For it was Campbell who yesterday afternoon denied a request for an injunction which sought to stop the traditional gridiron classic short of the opening kick-off.

Former Michigan Daily sports editor Joel Block last week filed suit to have the game canceled and to permanently close the U-M Stadium on the grounds that it represented a “common nuisance,” comparable to a recent Goose Lake rock festival which was halted by court order due to the alleged illegal use of drugs and alcohol, among other offenses.

But while approximately 40 curious on-lookers jammed the courtroom, and another 60 or so huddled around the door outside, Campbell ruled that no “irreparable harm” would be done to the public by the M-MSU game being played.

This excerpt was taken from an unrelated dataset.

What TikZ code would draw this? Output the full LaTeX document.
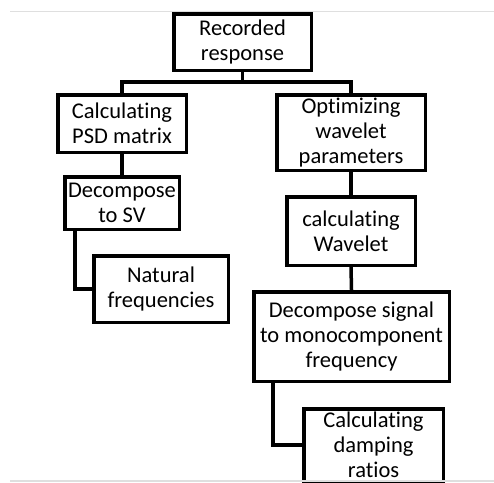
\documentclass[tikz,border=0pt]{standalone}
\usepackage{fontspec}
\setmainfont{Carlito}[Ligatures=NoCommon]
\begin{document}
\begin{tikzpicture}[x=1pt,y=-1pt,
  box/.style={draw, line width=3.5pt, inner sep=0pt, align=center,
    font=\fontsize{22.5}{25}\selectfont},
  link/.style={line width=3.5pt}]
\useasboundingbox (0,0) rectangle (494,482);
\clip (0,0) rectangle (494,482);
\fill[white] (0,0) rectangle (494,482);
\node[box, minimum width=137.5pt, minimum height=56.5pt] (rec) at (242.5,42) {Recorded\\response};
\node[box, minimum width=128.5pt, minimum height=57.5pt] (psd) at (122,123.5) {Calculating\\PSD matrix};
\node[box, minimum width=148.5pt, minimum height=75.5pt] (opt) at (351,132.5) {Optimizing\\wavelet\\parameters};
\node[box, minimum width=114.5pt, minimum height=52.5pt] (dec) at (122,203) {Decompose\\to SV};
\node[box, minimum width=134.5pt, minimum height=66.5pt] (nat) at (161,289) {Natural\\frequencies};
\node[box, minimum width=128.5pt, minimum height=68.5pt] (wav) at (351,231) {calculating\\Wavelet};
\node[box, minimum width=195.5pt, minimum height=89.5pt] (ds) at (351.5,336.5) {Decompose signal\\to monocomponent\\frequency};
\node[box, minimum width=139.5pt, minimum height=72.5pt] (damp) at (373.5,445) {Calculating\\damping\\ratios};
\coordinate (bar) at (242.5,82);
\draw[link] (rec.south) -- (bar);
\draw[link] (bar) -| (psd.north);
\draw[link] (bar) -| (opt.north);
\draw[link] (psd.south) -- (dec.north);
\draw[link] ([xshift=12pt]dec.south west) |- (nat.west);
\draw[link] (opt.south) -- (wav.north);
\draw[link] (wav.south) -- (ds.north);
\draw[link] ([xshift=21pt]ds.south west) |- (damp.west);
\coordinate (gl1) at (10,11.5);
\coordinate (gr1) at (494,11.5);
\coordinate (gl2) at (10,481);
\coordinate (gr2) at (494,481);
\draw[gray!25, line width=1.5pt] (gl1) -- (gr1);
\draw[gray!25, line width=2pt] (gl2) -- (gr2);
\end{tikzpicture}
\end{document}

“This court is not persuaded that the evidence presented (in affidavits accompanying the suit) is substantial enough to warrant the granting of a preliminary injunction barring Saturday’s football game in Ann Arbor from being played,” Campbell stated.

He also said that, contrary to the Goose Lake situation, police are admitted inside the stadium for the purpose of enforcing the laws and arresting lawbreakers.

Campbell referred to police arrest as one “remedy at law” against criminal offenses being committed which made a court injunction unnecessary.

Singling out a primary point in Block’s suit, the judge declared, “There has been no showing in this case of widespread use of drugs inside the stadium."

Roderick K. Daane, who acted as attorney for the university, termed the suit “patently frivolous,” and added that “nothing would be a greater absurdity than to grant this injunction.”

He cited, apparently as a comment on what he considered to be the true nature of the case, a “quote” that appeared in last Saturday’s editions of the Michigan Daily saying Block didn’t really even want to win the case.

(In fact, the “quote” neglected to attribute the stated opinion to Block.)

Daane seemed to sum up his arguments by alluding to one point contained in the affidavits. “The absense of sufficient hot dogs hardly makes the stadium a nuisance,” he said.

Block’s attorney in the case, Donald Koster, replied to Daane’s presentation by saying that the U-M counsel had answered “some, but not all” of the allegations included in the suit.

Koster listed such offenses as obscene language in a public place, petty thievery, drug use, consumption of alchhol by children and ticket-scalping as having gone on inside the stadium.

He said that none of these charges had been effectively disproven by Daane.

The bearded young attorney held that a "preponderance of evidence” concerning a multitude of criminal offenses had been put forth in the affidavits, providing adequate reason for the football game to be stopped and the stadium shut down.

After Campbell ruled otherwise, however, Koster said he did plan on appealing the case to the state court of appeals, but was not sure exactly when the appeal would be made.